- Childara Location within Tajikistan
- Coordinates: 38°47′N 70°18′E﻿ / ﻿38.783°N 70.300°E
- Country: Tajikistan
- Region: Districts of Republican Subordination
- District: Sangvor District

Population (2015)
- • Total: 5,841
- Time zone: UTC+5 (TJT)

= Childara =

Village and jamoat in Sangvor District, Tajikistan

Childara (Чилдара) is a village and jamoat in Tajikistan. It is located in Sangvor District, one of the Districts of Republican Subordination. The jamoat has a total population of 5,841 (2015).
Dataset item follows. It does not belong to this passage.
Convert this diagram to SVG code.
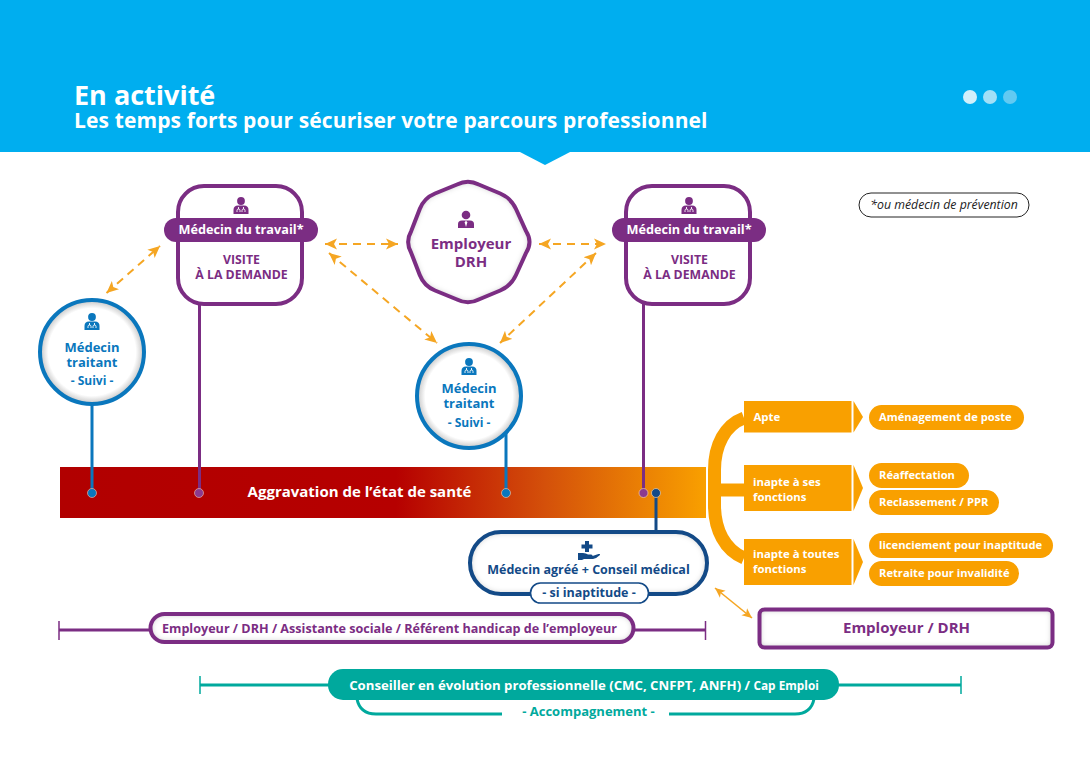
<svg xmlns="http://www.w3.org/2000/svg" width="1090" height="771" viewBox="0 0 1090 771">
<style>
text{font-family:"Open Sans","Noto Sans","DejaVu Sans",sans-serif;font-weight:700;text-anchor:middle}
.p{fill:#7b2d83}.b{fill:#0a77bd}.n{fill:#134a87}.o{fill:#f9a000}.t{fill:#00a99d}.w{fill:#fff}
.l{text-anchor:start}
.dash{fill:none;stroke:#f5a623;stroke-width:2;stroke-dasharray:8 6;marker-start:url(#ah);marker-end:url(#ah)}
.solid{fill:none;stroke:#f5a623;stroke-width:1.6;marker-start:url(#ah2);marker-end:url(#ah2)}
.lp{stroke:#7b2d83;stroke-width:3;fill:none}.lb{stroke:#0a77bd;stroke-width:3;fill:none}.ln{stroke:#134a87;stroke-width:3;fill:none}.lt{stroke:#00a99d;stroke-width:3;fill:none}
.card{fill:#fff;stroke:#7b2d83;stroke-width:4}
.circ{fill:url(#rg);stroke:#0a77bd;stroke-width:4}
.pill{fill:#f9a000}
.lab{font-size:11.2px;fill:#fff;text-anchor:start}
.lab2{font-size:11.4px;fill:#fff;text-anchor:start}
</style>
<defs>
<linearGradient id="bar" x1="0" x2="1" y1="0" y2="0"><stop offset="0" stop-color="#b10000"/><stop offset="0.52" stop-color="#b60000"/><stop offset="0.75" stop-color="#d4500a"/><stop offset="1" stop-color="#f9a000"/></linearGradient>
<radialGradient id="rg"><stop offset="0.84" stop-color="#fff"/><stop offset="0.97" stop-color="#cfcfcf"/></radialGradient>
<filter id="inner" x="-10%" y="-10%" width="120%" height="120%"><feGaussianBlur in="SourceAlpha" stdDeviation="3" result="b"/><feComposite in="SourceAlpha" in2="b" operator="out" result="c"/><feFlood flood-color="#777" flood-opacity=".8"/><feComposite in2="c" operator="in" result="s"/><feMerge><feMergeNode in="SourceGraphic"/><feMergeNode in="s"/></feMerge></filter>
<marker id="ah" markerUnits="userSpaceOnUse" markerWidth="14" markerHeight="12" refX="12" refY="6" orient="auto-start-reverse"><path d="M12,6 L0,0.5 L3,6 L0,11.5 Z" fill="#f5a623"/></marker>
<marker id="ah2" markerUnits="userSpaceOnUse" markerWidth="12" markerHeight="10" refX="10" refY="5" orient="auto-start-reverse"><path d="M10,5 L0,0.5 L2.5,5 L0,9.5 Z" fill="#f5a623"/></marker>
<g id="doc"><circle cx="0" cy="-6" r="3.9"/><path d="M-7.5,7 V3 Q-7.5,-1.5 -3,-1.5 H3 Q7.5,-1.5 7.5,3 V7 Z"/><path d="M-2.500,0 V2 M-4,5 V3.500 Q-4,2 -2.500,2 Q-1,2 -1,3.500 V5 M2.500,0 V2 M1,5 V3.500 Q1,2 2.500,2 Q4,2 4,3.500 V5" fill="none" stroke="#fff" stroke-width=".9"/></g>
<path id="oct" d="M478.750,184.500 L500.250,193.500 Q511,198 516,209 L526,231 Q533,242 526,253 L516,275 Q511,286 500.250,290.500 L478.750,299.500 Q468,305 457,299.500 L435,290.500 Q424,286 419.750,275 L411.250,253 Q405,242 411.250,231 L419.750,209 Q424,198 435,193.500 L457,184.500 Q468,179 478.750,184.500 Z"/>
</defs>
<rect width="1090" height="771" fill="#fff"/>
<g id="header">
<rect width="1090" height="152" fill="#00aeef"/>
<polygon points="518,151 572,151 545,165" fill="#00aeef"/>
<text class="w l" x="74" y="105" font-size="27">En activité</text>
<text class="w l" x="74" y="128" font-size="21" letter-spacing=".12">Les temps forts pour sécuriser votre parcours professionnel</text>
<circle cx="970" cy="97" r="7" fill="#d2f0fb"/><circle cx="990" cy="97" r="7" fill="#a3e0f7"/><circle cx="1010" cy="97" r="7" fill="#62caf2"/>
</g>
<g id="note"><rect x="859" y="193" width="170" height="24" rx="12" fill="#fff" stroke="#222" stroke-width="1"/><text x="944" y="209" font-size="12.3" style="font-weight:400;font-style:italic" fill="#222">*ou médecin de prévention</text></g>
<g id="severity-bar"><rect x="60" y="467" width="646" height="51" fill="url(#bar)"/><text class="w" x="359.500" y="497" font-size="15">Aggravation de l’état de santé</text></g>
<g id="connectors">
<path class="dash" d="M106.5,293 L160,246"/>
<path class="dash" d="M325,244 H398"/>
<path class="dash" d="M539,244 H606"/>
<path class="dash" d="M329,253 L437,343"/>
<path class="dash" d="M596,253 L500,343"/>
<path class="solid" d="M715,588 L752,618"/>
<path class="lb" d="M92,404 V493"/><path class="lp" d="M199.5,304 V493"/><path class="lb" d="M506,432 V493"/><path class="lp" d="M643.5,304 V493"/><path class="ln" d="M656,493 V532"/>
<circle cx="92" cy="493" r="4.5" fill="#0a77bd" stroke="#e8b0a0" stroke-width=".7"/>
<circle cx="199" cy="493" r="4.5" fill="#8b3a8f" stroke="#e8b0a0" stroke-width=".7"/>
<circle cx="506" cy="493" r="4.5" fill="#0a77bd" stroke="#f0c0a0" stroke-width=".7"/>
<circle cx="643.5" cy="493" r="4.5" fill="#8b3a8f" stroke="#f5d0a0" stroke-width=".7"/>
<circle cx="656" cy="493" r="4.5" fill="#134a87" stroke="#f5d0a0" stroke-width=".7"/>
<path d="M744,418 C725,425 714.5,445 714.5,470 V505 C714.5,530 725,550 744,558" fill="none" stroke="#f9a000" stroke-width="13"/>
<path d="M714,490 H745" stroke="#f9a000" stroke-width="13" fill="none"/>
<path class="lp" d="M59,630 H150 M633,630 H706" stroke-width="3"/><path d="M59,621 V640 M705.5,621 V640" stroke="#7b2d83" stroke-width="1.5" fill="none"/>
<path class="lt" d="M200,685 H330 M838,685 H961"/><path d="M200,676 V694 M961,676 V694" stroke="#00a99d" stroke-width="1.5" fill="none"/>
</g>
<g id="medecin-travail-1">
<rect class="card" x="178" y="186" width="124" height="118" rx="26"/>
<use href="#doc" x="241" y="207" fill="#7b2d83"/>
<rect x="164" y="218" width="154" height="24" rx="12" fill="#7b2d83"/>
<text class="w" x="241" y="234" font-size="12.700">Médecin du travail*</text>
<text class="p" x="241.500" y="264" font-size="12.300">VISITE</text><text class="p" x="241.500" y="278.500" font-size="12.300">À LA DEMANDE</text>
</g>
<g id="medecin-travail-2">
<rect class="card" x="626" y="186" width="124" height="118" rx="26"/>
<use href="#doc" x="689" y="207" fill="#7b2d83"/>
<rect x="612" y="218" width="154" height="24" rx="12" fill="#7b2d83"/>
<text class="w" x="689" y="234" font-size="12.700">Médecin du travail*</text>
<text class="p" x="689.500" y="264" font-size="12.300">VISITE</text><text class="p" x="689.500" y="278.500" font-size="12.300">À LA DEMANDE</text>
</g>
<g id="employeur">
<use href="#oct" fill="#fff" filter="url(#inner)"/>
<use href="#oct" fill="none" stroke="#7b2d83" stroke-width="4"/>
<circle cx="466" cy="215" r="4.300" fill="#7b2d83"/><path d="M458,228 V224 Q458,220.500 462,220.500 H470 Q474,220.500 474,224 V228 Z" fill="#7b2d83"/><path d="M466,220.500 L464.700,222.500 L466,227 L467.300,222.500 Z" fill="#fff"/>
<text class="p" x="471" y="249" font-size="15">Employeur</text><text class="p" x="471" y="267" font-size="15">DRH</text>
</g>
<g id="medecin-traitant-1">
<circle class="circ" cx="92" cy="352" r="52"/>
<use href="#doc" x="92" y="323" fill="#0a77bd"/>
<text class="b" x="92" y="352" font-size="13">Médecin</text><text class="b" x="92" y="367" font-size="13">traitant</text><text class="b" x="92" y="385" font-size="12">- Suivi -</text>
</g>
<g id="medecin-traitant-2">
<circle class="circ" cx="469" cy="396" r="52"/>
<use href="#doc" x="469" y="368" fill="#0a77bd"/>
<text class="b" x="469" y="393" font-size="13">Médecin</text><text class="b" x="469" y="408" font-size="13">traitant</text><text class="b" x="469" y="427" font-size="12">- Suivi -</text>
</g>
<g id="apte"><rect class="pill" x="744" y="401" width="107.500" height="31.500"/><polygon class="pill" points="853.500,401 863,417 853.500,432.500"/><text class="lab2" x="753.500" y="421">Apte</text></g>
<g id="inapte-ses"><rect class="pill" x="744" y="465" width="107.500" height="46"/><polygon class="pill" points="853.500,465 863,488 853.500,511"/><text class="lab2" x="753" y="486">inapte à ses</text><text class="lab2" x="753" y="501">fonctions</text></g>
<g id="inapte-toutes"><rect class="pill" x="744" y="539" width="107.500" height="46"/><polygon class="pill" points="853.500,539 863,562 853.500,585"/><text class="lab2" x="753" y="558">inapte à toutes</text><text class="lab2" x="753" y="573">fonctions</text></g>
<g id="amenagement"><rect class="pill" x="869" y="405" width="155" height="25" rx="12.500"/><text class="lab" x="879" y="421">Aménagement de poste</text></g>
<g id="reaffectation"><rect class="pill" x="869" y="463" width="100" height="25" rx="12.500"/><text class="lab" x="879" y="479">Réaffectation</text></g>
<g id="reclassement"><rect class="pill" x="869" y="490" width="130" height="25" rx="12.500"/><text class="lab" x="879" y="506">Reclassement / PPR</text></g>
<g id="licenciement"><rect class="pill" x="869" y="533" width="184" height="25" rx="12.500"/><text class="lab" x="879" y="549">licenciement pour inaptitude</text></g>
<g id="retraite"><rect class="pill" x="869" y="561" width="150" height="25" rx="12.500"/><text class="lab" x="879" y="577">Retraite pour invalidité</text></g>
<g id="employeur-drh"><rect x="759.500" y="609.500" width="293" height="38" rx="5" fill="#fff" filter="url(#inner)"/><rect x="759.500" y="609.500" width="293" height="38" rx="5" fill="none" stroke="#7b2d83" stroke-width="4"/><text class="p" x="906.500" y="633" font-size="15">Employeur / DRH</text></g>
<g id="medecin-agree">
<rect x="470" y="532" width="237" height="62" rx="31" fill="#fff" filter="url(#inner)"/><rect x="470" y="532" width="237" height="62" rx="31" fill="none" stroke="#134a87" stroke-width="4"/>
<path d="M585,541 h4 v3.500 h3.500 v4 h-3.500 v3.500 h-4 v-3.500 h-3.500 v-4 h3.500 Z" fill="#134a87"/><path d="M578,553 h5 q3,0 5,1.500 h3 q2,0 1.500,1.500 l6,-2 q2,-.5 1.500,1 q-3,3 -7,4 h-9 l-2,1 h-4 Z" fill="#134a87"/>
<text class="n" x="588.500" y="574" font-size="12.500">Médecin agréé + Conseil médical</text>
<rect x="530.500" y="583" width="118" height="20" rx="10" fill="#fff" stroke="#134a87" stroke-width="1.600"/>
<text class="n" x="589" y="597" font-size="12.500">- si inaptitude -</text>
</g>
<g id="employeur-band"><rect x="150.500" y="614" width="483" height="28" rx="14" fill="#fff" filter="url(#inner)"/><rect x="150.500" y="614" width="483" height="28" rx="14" fill="none" stroke="#7b2d83" stroke-width="4"/><text class="p" x="389.500" y="633" font-size="12.600">Employeur / DRH / Assistante sociale / Référent handicap de l’employeur</text></g>
<g id="conseiller"><path d="M357,699 Q360,714 376,714 H502 M669,714 H795 Q811,714 814,699" fill="none" stroke="#00a99d" stroke-width="3"/>
<rect x="328" y="669" width="511" height="31" rx="15" fill="#00a99d"/><text class="w" x="584" y="690" font-size="13.200">Conseiller en évolution professionnelle (CMC, CNFPT, ANFH) / <tspan font-size="11.800">Cap Emploi</tspan></text>
<text class="t" x="588.500" y="716" font-size="13">- Accompagnement -</text></g>
</svg>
Villages: Childara (the seat), Aghba, Bedak, Busholak, Girdob, Damob, Dashti Ghurk, Dastinayho, Dehai Baland, Dehai Mullo, Dehai Safar, Dehi Bolo, Kosagardon, Layronak, Muridon, Norinj, Pasi obitalkh, Pashor, Posun, Razaki Bolo, Razaki Poyon, Rubotnol, Rubotnoli Gharibon, Tagiboghi Shah, Farkisodi, Khamdara, Khujai Khuloz, Haftcharogh, Chashmai Kabud, Cashmasor, Shakob, Shohkahak, Shuri Bolo, Shuri Poyon.